Matrix-product states (MPS)

The matrix-product state is an efficient representation of composite quantum systems that reconstructs the total wavefunction from the contraction of three-legged tensors.

If \(\Psi\) is a quantum state with N components, a MPS representation would look as follows

\[|\Psi\rangle = \sum_{\vec{i},\vec{\alpha}} \prod_{n=1}^N A_{\alpha_n, i_n, \alpha_{n+1}} |i_1,i_2,\ldots, i_N\rangle\]

Here, the \(i_n\) are indices labelling the quantum states of the respective subsystems, while the \(\alpha_n\) are integer indices connecting (correlating) neigboring quantum systems. The former are usually labeled the “physical” indices, while the latter are declared “virtual” indices.

In SeeMPS, matrix-product states are represented by the class MPS. The instances of this class keep a sequence (list) of these three-legged tensors, as well as other information, such as accumulated errors in this representation. Such matrix-product states can be mutated, they can be added, rescaled, renormalized, or they can be subject to quantum operations, such as gates or the computation of observables.

Creation

Matrix product states can be created by supplying the tensors that form the state, and in the case of small wavefunctions, they can be reconstructed directly from the state vector of the composite quantum state. In addition to this, we offer some functions to create convenience states

MPS(data[, error])	MPS (Matrix Product State) class.
from_vector(ψ, dimensions[, strategy, ...])	Create a matrix-product state from a state vector.
from_tensor(state[, strategy, normalize])	Create a matrix-product state from a tensor that represents a composite quantum system.
AKLT(n)	Create an MPS for the AKLT spin-1 state with n sites.
GHZ(n)	MPS representing a GHZ state with n qubits.
product_state(vectors[, length])	Create a product state MPS.
random_uniform_mps(d, N[, D, truncate, ...])	Create a random state with N elements of dimension d and bond dimension D.
W(n)	MPS representing a W-state with n qubits.

Simple operations

Matrix product states can be combined with each other and transformed:

• An MPS a can be rescaled by a number n * a

• An MPS can be conjugated a.conj()

• Two MPS a and b can be added, producing an MPSSum (see MPS combination (MPSSum)).

• The wavefunctions of two states can be multiplied element-wise a * b in an unphysical transformation.

Observables

The interest of MPS lays in its simple algebraic structure, which not only involves a subexponential number of parameters, but also enables some operations with a polynomial cost. One such operation is the computation of expected values of local operators such as

\[\langle\psi|O_1 O_2 \cdots O_N|\psi\rangle\]
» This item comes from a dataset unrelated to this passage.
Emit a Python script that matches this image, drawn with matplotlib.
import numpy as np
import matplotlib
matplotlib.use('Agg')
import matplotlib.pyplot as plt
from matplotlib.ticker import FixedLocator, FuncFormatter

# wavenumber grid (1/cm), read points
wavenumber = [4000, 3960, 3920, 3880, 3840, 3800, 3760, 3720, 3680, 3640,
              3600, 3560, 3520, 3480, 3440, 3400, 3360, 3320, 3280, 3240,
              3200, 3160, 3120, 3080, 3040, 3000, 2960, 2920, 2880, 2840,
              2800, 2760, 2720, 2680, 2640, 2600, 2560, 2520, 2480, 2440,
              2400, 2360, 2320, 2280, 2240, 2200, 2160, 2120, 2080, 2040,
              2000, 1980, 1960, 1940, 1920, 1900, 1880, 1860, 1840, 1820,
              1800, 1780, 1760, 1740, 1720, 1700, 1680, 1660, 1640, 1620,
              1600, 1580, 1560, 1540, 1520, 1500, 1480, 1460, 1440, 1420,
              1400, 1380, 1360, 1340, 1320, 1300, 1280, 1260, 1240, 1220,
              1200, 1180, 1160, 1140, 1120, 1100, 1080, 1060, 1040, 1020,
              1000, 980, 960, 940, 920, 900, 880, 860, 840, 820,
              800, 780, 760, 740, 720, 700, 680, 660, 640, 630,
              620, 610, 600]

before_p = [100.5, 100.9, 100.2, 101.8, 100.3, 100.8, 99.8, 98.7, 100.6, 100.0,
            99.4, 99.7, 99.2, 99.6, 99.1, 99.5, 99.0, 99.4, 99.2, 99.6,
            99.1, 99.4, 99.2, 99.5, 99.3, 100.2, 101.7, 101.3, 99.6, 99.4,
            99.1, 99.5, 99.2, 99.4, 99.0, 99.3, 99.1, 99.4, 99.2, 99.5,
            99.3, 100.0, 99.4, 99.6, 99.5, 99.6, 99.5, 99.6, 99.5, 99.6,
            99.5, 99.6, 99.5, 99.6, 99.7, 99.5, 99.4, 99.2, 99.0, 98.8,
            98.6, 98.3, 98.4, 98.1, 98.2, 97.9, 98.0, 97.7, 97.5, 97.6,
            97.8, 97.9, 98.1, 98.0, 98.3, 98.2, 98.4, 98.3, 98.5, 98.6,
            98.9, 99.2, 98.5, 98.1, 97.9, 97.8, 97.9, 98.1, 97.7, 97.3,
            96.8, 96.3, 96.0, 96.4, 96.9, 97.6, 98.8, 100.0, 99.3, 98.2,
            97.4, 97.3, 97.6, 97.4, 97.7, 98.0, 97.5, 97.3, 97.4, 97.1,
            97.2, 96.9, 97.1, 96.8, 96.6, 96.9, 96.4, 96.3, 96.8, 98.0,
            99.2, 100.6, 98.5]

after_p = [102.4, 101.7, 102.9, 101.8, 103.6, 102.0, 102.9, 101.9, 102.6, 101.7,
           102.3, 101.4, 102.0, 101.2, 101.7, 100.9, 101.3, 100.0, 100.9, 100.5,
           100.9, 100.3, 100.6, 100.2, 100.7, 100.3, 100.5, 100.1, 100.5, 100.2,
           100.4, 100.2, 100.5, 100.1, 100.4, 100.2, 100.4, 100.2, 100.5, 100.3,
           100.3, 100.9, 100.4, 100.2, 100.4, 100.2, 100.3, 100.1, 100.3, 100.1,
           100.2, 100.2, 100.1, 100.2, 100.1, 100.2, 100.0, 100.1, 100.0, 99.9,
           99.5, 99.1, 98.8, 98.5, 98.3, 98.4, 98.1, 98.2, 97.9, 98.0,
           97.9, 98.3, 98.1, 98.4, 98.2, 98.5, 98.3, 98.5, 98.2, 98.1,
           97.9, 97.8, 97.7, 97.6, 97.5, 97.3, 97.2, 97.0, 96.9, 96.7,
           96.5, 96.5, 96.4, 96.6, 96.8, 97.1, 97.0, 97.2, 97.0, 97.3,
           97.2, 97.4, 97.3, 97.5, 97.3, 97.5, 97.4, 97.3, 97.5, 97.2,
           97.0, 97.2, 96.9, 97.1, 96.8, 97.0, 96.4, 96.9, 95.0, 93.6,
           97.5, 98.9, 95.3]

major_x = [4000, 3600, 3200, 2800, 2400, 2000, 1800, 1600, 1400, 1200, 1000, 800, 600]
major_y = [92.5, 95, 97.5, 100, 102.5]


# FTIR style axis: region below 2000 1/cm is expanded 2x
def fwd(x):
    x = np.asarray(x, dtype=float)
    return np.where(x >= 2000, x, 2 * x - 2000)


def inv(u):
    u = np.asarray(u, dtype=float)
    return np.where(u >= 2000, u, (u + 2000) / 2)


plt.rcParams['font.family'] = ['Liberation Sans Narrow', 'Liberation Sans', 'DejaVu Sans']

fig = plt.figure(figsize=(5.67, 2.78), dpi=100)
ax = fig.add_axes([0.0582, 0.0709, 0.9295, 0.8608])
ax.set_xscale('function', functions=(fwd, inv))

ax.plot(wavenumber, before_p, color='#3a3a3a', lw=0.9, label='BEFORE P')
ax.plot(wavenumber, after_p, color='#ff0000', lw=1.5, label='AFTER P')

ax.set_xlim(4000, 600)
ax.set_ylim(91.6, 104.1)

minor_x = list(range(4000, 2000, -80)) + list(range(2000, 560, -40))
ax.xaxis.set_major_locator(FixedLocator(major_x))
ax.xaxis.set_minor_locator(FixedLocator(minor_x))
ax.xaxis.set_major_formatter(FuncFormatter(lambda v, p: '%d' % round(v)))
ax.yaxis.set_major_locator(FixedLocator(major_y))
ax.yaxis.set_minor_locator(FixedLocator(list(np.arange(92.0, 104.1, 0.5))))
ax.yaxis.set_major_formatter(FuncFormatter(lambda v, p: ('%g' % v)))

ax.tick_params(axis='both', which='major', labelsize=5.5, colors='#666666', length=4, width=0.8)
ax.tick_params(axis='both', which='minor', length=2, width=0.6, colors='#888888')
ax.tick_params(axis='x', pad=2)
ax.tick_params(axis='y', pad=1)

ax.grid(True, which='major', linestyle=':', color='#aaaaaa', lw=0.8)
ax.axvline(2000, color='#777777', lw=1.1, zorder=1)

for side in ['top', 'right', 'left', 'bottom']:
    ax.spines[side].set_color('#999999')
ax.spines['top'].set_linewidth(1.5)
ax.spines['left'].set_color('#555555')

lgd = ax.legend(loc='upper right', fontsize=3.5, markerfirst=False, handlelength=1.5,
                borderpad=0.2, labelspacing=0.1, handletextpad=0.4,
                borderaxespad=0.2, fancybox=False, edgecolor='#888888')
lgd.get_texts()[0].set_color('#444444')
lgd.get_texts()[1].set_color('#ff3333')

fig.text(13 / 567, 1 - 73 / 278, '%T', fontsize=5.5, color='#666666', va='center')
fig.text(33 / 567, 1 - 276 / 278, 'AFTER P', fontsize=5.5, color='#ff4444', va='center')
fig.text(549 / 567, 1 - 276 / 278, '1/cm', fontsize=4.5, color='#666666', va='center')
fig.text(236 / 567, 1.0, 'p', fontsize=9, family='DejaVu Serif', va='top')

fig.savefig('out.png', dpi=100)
As sketched below, the expectation value is recovered from the contraction of a quasi-1D structure, with a contraction cost \(O(N D^4)\) that is linear in the number of components, and polynomial on the bond dimension D and the physical dimension d of each tensor.

The following functions provide access to single- and two-body expectation values in a convenient way.

scprod	Compute the scalar product between matrix product states \(\langle\xi|\psi\rangle\).
norm()	Norm-2 \(\Vert{\psi}\Vert^2\) of this MPS.
norm_squared()	Norm-2 squared \(\Vert{\psi}\Vert^2\) of this MPS.
expectation1(state, O, i)	Compute the expectation value \(\langle\psi|O_i|\psi\rangle\) of an operator O acting on the i-th site
expectation2(state, O, Q, i[, j])	Compute the expectation value \(\langle\psi|O_i Q_j|\psi\rangle\) of two operators O and Q acting on the i-th and j-th subsystems.
all_expectation1(state, O)	Vector of expectation values \(v_i = \langle\psi|O_i|\psi\rangle\) of local operators acting on individual sites of the MPS.